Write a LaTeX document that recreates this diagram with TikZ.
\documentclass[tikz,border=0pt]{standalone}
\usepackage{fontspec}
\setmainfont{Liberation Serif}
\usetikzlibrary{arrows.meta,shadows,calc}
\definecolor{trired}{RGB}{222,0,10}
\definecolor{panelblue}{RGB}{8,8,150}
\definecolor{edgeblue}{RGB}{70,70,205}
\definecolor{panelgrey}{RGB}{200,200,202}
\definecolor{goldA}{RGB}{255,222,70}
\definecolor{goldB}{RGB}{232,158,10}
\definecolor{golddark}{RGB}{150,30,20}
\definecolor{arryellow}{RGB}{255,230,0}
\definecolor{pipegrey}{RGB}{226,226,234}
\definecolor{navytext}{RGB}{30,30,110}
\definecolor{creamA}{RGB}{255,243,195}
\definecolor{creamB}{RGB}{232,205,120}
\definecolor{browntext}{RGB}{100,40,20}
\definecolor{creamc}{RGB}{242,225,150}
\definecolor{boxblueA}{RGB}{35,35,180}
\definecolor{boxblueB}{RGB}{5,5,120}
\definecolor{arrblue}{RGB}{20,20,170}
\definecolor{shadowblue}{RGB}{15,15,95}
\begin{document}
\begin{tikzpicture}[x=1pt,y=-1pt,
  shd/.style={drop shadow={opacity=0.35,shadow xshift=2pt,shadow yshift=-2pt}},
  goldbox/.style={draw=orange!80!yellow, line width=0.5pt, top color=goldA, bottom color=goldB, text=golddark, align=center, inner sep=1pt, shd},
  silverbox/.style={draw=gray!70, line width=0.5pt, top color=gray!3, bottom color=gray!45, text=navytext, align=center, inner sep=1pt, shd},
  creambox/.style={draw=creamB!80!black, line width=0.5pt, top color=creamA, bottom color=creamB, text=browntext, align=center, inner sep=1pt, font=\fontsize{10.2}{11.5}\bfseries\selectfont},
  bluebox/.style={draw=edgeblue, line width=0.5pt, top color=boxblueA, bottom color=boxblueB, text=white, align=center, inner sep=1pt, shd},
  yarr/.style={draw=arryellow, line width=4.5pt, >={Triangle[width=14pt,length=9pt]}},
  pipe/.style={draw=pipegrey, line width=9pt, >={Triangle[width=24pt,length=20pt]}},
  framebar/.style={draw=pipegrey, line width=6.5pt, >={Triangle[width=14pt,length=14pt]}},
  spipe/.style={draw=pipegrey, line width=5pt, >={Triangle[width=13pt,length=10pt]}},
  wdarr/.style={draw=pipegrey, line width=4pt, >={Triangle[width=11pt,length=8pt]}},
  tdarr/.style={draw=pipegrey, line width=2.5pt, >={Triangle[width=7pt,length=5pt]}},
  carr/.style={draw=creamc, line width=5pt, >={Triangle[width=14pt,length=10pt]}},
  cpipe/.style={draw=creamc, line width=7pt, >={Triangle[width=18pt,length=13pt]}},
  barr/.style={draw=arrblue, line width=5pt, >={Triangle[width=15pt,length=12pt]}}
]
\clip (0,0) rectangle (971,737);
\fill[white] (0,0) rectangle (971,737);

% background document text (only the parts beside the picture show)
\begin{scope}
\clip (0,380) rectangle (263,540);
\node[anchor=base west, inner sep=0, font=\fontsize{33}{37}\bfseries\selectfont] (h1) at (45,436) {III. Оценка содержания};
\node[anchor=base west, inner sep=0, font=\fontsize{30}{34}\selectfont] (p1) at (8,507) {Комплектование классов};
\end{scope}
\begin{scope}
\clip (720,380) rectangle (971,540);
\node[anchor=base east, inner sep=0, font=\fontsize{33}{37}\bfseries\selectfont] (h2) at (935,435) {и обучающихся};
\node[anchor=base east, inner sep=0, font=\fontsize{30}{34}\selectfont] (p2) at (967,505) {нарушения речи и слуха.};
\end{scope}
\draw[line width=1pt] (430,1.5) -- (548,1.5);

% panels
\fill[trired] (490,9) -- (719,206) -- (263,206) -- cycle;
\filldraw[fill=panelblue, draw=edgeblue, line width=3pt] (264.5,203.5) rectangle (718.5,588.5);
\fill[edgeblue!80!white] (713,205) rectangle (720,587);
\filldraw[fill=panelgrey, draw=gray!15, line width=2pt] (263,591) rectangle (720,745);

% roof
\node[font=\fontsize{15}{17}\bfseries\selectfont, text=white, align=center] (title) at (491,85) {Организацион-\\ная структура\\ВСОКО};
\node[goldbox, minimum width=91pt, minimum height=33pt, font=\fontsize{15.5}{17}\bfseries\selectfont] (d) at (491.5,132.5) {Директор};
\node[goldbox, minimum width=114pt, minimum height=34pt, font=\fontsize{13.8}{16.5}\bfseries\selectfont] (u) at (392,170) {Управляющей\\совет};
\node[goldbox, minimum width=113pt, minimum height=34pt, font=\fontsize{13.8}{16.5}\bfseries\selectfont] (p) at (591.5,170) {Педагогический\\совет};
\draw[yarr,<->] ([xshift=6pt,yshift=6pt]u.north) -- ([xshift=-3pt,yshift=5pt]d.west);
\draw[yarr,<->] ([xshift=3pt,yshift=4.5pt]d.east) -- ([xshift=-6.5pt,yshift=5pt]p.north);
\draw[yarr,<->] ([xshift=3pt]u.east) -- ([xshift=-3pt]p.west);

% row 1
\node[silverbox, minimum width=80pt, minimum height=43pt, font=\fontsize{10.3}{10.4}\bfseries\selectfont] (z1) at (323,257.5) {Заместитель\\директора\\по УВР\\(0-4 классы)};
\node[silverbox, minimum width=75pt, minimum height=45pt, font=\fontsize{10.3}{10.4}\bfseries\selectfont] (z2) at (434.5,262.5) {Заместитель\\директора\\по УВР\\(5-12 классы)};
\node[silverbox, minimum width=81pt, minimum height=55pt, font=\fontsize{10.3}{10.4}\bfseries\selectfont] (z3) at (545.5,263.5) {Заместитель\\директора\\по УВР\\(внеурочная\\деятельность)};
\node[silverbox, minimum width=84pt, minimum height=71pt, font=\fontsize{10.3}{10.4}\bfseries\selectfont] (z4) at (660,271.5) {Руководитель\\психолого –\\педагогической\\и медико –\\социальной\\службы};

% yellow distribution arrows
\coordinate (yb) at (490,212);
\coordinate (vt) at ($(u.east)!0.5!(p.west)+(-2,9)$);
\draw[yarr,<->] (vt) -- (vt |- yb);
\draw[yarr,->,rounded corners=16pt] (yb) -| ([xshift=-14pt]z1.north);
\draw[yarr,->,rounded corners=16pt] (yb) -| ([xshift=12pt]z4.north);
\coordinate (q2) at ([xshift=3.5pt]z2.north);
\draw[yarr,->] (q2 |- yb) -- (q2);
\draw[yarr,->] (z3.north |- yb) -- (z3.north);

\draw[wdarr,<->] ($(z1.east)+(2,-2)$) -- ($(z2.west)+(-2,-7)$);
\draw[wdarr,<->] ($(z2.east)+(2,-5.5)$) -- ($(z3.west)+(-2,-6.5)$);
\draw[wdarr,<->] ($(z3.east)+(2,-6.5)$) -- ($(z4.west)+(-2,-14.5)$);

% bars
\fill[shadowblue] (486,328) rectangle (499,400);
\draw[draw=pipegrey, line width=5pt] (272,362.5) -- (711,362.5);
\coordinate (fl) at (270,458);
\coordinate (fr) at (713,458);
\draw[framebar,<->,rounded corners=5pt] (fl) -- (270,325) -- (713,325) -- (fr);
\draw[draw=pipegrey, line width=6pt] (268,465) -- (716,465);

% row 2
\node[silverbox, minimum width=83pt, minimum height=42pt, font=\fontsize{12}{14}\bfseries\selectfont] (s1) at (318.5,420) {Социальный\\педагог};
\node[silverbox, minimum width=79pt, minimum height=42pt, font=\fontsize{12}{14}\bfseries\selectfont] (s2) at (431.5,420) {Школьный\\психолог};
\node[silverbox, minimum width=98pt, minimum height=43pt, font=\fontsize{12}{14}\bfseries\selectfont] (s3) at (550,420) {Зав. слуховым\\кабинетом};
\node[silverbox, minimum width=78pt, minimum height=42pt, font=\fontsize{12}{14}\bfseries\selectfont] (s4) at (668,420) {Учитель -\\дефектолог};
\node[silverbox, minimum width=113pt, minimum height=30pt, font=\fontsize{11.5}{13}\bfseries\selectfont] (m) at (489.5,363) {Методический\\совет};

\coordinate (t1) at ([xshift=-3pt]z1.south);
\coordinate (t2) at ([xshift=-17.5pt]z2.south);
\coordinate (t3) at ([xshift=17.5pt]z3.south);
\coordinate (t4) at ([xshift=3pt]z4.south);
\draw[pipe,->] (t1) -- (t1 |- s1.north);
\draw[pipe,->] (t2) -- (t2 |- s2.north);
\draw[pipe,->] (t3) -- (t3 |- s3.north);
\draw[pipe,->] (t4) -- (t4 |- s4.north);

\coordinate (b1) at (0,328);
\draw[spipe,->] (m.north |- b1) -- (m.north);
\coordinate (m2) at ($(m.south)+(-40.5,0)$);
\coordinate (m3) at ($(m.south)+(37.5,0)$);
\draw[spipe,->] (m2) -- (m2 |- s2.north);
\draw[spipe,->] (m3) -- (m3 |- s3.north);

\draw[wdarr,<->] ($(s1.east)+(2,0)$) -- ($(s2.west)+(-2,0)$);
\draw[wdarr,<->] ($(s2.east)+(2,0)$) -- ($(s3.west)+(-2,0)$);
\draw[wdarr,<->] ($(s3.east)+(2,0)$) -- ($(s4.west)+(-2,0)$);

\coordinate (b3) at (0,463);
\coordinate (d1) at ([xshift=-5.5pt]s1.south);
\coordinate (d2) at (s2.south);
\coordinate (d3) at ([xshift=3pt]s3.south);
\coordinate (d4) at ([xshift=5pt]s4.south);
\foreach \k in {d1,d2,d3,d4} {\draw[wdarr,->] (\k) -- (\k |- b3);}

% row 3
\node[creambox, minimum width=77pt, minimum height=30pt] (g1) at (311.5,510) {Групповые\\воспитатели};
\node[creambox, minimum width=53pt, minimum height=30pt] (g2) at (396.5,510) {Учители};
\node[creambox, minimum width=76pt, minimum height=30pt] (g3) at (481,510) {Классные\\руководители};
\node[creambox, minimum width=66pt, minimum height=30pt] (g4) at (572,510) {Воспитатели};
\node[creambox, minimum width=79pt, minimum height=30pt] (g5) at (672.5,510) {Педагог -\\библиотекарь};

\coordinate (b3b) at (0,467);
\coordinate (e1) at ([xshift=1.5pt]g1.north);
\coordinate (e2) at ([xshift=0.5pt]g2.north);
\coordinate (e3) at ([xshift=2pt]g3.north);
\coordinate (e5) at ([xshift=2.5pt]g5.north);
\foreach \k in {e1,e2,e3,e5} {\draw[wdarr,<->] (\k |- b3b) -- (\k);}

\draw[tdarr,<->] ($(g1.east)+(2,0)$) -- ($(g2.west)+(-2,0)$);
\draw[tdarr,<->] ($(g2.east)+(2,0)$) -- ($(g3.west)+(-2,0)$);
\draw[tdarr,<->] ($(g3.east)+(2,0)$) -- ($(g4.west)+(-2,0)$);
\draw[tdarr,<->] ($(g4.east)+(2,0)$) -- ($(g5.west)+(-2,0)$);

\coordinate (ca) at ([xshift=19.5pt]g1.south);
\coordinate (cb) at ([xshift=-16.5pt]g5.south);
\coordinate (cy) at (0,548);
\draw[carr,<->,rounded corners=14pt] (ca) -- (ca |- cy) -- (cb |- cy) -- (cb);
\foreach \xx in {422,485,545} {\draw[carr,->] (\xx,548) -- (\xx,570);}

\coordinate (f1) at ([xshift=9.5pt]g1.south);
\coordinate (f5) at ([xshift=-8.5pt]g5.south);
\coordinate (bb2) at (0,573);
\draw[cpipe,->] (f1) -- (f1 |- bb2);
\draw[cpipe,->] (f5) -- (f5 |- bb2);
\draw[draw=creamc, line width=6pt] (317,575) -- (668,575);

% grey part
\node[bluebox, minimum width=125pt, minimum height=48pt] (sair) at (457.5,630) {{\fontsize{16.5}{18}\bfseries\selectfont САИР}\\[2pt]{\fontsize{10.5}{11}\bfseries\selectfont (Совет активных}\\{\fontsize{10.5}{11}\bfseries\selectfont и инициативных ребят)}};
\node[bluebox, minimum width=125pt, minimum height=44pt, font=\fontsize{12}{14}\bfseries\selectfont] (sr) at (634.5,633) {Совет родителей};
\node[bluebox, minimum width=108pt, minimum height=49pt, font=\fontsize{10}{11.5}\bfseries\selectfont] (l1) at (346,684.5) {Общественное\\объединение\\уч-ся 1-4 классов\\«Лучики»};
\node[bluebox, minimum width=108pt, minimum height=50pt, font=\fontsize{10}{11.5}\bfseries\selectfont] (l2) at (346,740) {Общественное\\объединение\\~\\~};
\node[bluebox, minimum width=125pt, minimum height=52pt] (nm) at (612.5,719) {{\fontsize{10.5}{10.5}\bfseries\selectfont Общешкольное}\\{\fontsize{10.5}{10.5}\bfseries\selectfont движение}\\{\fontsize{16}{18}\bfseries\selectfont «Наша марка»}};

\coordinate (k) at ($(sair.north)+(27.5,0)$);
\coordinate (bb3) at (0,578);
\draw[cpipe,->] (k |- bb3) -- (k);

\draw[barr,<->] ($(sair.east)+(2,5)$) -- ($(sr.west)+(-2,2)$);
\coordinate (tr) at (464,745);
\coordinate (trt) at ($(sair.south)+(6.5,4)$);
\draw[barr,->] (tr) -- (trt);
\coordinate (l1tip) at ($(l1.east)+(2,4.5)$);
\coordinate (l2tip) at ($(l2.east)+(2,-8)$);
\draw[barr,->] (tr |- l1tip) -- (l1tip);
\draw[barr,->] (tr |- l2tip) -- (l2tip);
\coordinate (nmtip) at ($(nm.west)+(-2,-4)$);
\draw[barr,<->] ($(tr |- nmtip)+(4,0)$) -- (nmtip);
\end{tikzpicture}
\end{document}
——————
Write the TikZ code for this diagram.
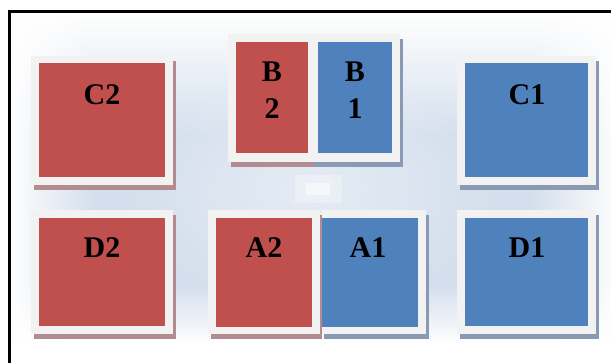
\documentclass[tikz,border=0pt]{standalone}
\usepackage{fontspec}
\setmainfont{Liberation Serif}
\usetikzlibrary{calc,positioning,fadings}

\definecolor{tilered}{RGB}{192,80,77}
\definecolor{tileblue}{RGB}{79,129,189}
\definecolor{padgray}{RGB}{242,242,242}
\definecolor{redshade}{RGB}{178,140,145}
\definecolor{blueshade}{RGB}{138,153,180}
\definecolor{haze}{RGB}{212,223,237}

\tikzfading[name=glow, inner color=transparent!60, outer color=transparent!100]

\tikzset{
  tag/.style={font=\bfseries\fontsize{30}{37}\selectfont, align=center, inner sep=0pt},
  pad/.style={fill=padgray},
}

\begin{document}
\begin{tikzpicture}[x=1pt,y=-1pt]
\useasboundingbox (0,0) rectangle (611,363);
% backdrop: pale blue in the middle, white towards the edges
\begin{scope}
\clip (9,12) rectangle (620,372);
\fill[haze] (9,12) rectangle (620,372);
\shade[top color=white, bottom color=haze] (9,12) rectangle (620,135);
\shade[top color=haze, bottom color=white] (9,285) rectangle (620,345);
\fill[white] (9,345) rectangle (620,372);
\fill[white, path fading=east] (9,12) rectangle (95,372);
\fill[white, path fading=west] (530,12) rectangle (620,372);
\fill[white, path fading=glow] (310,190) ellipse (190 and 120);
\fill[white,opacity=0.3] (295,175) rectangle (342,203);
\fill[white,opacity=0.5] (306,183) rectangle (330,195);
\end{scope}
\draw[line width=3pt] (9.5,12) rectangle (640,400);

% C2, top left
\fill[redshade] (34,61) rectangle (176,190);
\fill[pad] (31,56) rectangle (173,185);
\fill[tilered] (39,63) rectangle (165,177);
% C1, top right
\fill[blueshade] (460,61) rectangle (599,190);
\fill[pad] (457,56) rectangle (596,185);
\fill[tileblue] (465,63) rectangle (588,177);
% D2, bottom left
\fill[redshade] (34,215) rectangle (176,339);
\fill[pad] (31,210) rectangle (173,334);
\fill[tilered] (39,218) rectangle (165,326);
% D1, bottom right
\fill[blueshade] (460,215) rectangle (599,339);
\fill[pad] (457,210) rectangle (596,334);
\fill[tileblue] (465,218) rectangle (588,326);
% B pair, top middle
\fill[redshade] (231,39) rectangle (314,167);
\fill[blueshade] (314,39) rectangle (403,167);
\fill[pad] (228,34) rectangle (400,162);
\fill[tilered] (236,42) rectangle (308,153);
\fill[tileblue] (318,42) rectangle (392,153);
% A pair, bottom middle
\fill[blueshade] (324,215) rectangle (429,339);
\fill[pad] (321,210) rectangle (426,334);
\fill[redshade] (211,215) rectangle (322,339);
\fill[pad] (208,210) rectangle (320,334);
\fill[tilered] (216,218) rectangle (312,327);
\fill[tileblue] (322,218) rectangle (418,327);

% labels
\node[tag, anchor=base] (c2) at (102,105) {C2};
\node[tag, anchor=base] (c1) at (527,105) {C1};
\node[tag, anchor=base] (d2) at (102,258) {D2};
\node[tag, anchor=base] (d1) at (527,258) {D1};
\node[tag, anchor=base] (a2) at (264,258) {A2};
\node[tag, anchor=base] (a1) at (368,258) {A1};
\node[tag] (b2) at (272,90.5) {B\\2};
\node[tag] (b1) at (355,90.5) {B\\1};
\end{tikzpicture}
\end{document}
——————
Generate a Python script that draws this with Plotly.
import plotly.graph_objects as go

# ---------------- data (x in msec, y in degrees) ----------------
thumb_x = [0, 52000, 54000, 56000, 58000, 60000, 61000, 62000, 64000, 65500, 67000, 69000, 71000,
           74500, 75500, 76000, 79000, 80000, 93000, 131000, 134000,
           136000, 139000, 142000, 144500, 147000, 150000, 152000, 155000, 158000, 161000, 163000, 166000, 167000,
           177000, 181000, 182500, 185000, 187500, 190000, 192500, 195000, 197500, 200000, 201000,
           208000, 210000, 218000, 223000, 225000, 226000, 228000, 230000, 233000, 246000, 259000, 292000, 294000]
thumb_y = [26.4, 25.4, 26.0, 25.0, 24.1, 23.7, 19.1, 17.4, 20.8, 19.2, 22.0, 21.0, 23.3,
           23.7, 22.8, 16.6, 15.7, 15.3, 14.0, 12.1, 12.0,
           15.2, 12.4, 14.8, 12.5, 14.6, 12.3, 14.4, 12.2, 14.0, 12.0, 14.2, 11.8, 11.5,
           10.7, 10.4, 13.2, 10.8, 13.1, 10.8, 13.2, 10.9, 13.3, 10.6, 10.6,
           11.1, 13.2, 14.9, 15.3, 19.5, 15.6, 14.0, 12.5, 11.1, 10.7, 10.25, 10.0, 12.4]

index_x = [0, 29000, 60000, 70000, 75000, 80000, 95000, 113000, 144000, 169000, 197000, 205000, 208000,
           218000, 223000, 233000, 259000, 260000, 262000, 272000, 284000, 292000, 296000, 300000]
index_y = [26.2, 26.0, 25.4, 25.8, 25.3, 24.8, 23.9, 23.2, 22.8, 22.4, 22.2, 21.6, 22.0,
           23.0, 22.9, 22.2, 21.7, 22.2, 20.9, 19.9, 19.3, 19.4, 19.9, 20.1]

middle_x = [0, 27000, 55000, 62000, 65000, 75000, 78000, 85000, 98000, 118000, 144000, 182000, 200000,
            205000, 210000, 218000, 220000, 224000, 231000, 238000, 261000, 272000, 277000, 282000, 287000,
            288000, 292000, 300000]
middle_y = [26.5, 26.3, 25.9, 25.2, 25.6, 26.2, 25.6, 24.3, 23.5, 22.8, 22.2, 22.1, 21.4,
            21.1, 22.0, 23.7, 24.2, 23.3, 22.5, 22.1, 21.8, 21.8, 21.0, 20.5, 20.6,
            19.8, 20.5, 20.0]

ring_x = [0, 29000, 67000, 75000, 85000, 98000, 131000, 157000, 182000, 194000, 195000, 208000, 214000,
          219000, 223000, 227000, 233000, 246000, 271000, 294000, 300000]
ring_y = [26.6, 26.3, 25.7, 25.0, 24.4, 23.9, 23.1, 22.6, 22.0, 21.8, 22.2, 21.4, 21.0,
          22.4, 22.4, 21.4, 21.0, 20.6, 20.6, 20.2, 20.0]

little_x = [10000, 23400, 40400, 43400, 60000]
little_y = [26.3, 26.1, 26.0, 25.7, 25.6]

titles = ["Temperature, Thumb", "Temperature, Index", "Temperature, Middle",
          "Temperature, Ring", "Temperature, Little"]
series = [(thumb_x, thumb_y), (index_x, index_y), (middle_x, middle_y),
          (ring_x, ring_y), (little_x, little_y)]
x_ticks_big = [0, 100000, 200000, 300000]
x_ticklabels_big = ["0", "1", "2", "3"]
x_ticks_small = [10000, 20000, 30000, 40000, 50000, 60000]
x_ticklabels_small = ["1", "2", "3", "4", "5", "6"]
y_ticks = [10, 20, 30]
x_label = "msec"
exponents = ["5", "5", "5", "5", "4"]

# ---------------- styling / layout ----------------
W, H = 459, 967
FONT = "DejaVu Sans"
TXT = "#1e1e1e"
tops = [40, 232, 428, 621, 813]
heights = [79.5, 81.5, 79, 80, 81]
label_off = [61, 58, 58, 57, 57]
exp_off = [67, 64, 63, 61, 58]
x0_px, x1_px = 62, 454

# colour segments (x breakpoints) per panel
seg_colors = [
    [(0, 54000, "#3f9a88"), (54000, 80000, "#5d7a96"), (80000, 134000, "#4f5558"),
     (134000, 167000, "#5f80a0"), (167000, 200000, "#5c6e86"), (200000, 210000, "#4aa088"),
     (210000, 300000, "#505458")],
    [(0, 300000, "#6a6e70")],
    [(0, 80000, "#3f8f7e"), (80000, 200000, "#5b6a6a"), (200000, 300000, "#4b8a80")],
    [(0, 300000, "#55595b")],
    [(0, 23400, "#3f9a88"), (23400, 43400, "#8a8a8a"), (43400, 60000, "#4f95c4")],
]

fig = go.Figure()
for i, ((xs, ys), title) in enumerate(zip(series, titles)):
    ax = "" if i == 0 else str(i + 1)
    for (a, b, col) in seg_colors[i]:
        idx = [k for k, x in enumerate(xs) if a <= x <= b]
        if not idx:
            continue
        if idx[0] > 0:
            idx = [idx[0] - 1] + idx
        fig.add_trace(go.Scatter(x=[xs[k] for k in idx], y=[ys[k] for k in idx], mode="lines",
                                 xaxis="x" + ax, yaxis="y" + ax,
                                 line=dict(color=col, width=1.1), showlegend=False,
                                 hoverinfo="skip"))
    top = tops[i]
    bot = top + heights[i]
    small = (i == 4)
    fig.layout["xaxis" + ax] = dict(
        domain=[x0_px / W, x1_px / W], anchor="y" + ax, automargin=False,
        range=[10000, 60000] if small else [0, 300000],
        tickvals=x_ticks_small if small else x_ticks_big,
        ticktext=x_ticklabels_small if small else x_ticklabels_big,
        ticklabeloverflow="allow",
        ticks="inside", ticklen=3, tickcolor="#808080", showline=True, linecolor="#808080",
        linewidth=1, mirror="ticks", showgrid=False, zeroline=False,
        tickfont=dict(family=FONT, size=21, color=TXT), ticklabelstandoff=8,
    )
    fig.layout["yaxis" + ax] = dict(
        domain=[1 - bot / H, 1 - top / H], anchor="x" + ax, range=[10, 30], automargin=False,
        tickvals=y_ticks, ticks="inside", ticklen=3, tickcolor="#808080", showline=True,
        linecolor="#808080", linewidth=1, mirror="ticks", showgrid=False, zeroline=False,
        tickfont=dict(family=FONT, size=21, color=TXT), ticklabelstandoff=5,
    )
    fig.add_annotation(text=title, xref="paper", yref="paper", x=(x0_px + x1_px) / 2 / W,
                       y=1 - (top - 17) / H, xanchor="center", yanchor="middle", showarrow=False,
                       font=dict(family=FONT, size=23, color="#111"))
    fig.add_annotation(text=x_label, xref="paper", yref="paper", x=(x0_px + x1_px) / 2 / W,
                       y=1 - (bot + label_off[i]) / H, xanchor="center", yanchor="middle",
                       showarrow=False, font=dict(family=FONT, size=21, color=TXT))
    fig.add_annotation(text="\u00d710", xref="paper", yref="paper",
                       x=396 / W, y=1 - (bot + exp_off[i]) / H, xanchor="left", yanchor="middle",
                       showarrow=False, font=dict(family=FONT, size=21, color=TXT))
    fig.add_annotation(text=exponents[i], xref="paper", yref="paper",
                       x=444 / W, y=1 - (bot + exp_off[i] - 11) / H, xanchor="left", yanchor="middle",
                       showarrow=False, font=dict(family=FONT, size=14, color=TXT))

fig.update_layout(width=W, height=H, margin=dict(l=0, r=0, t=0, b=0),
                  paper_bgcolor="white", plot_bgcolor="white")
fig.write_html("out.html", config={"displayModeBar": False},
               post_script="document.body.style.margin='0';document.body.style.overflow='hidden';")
——————
**THE TASK:** Give again, word for word, the part that opens with the line containing "Write the TikZ code for this diagram." and closes with the one containing "color=transparent!60, outer color=transparent!100]". Include both of those lines and skip all pictures.

**EXERCISE RESULT:**
Write the TikZ code for this diagram.
\documentclass[tikz,border=0pt]{standalone}
\usepackage{fontspec}
\setmainfont{Liberation Serif}
\usetikzlibrary{calc,positioning,fadings}

\definecolor{tilered}{RGB}{192,80,77}
\definecolor{tileblue}{RGB}{79,129,189}
\definecolor{padgray}{RGB}{242,242,242}
\definecolor{redshade}{RGB}{178,140,145}
\definecolor{blueshade}{RGB}{138,153,180}
\definecolor{haze}{RGB}{212,223,237}

\tikzfading[name=glow, inner color=transparent!60, outer color=transparent!100]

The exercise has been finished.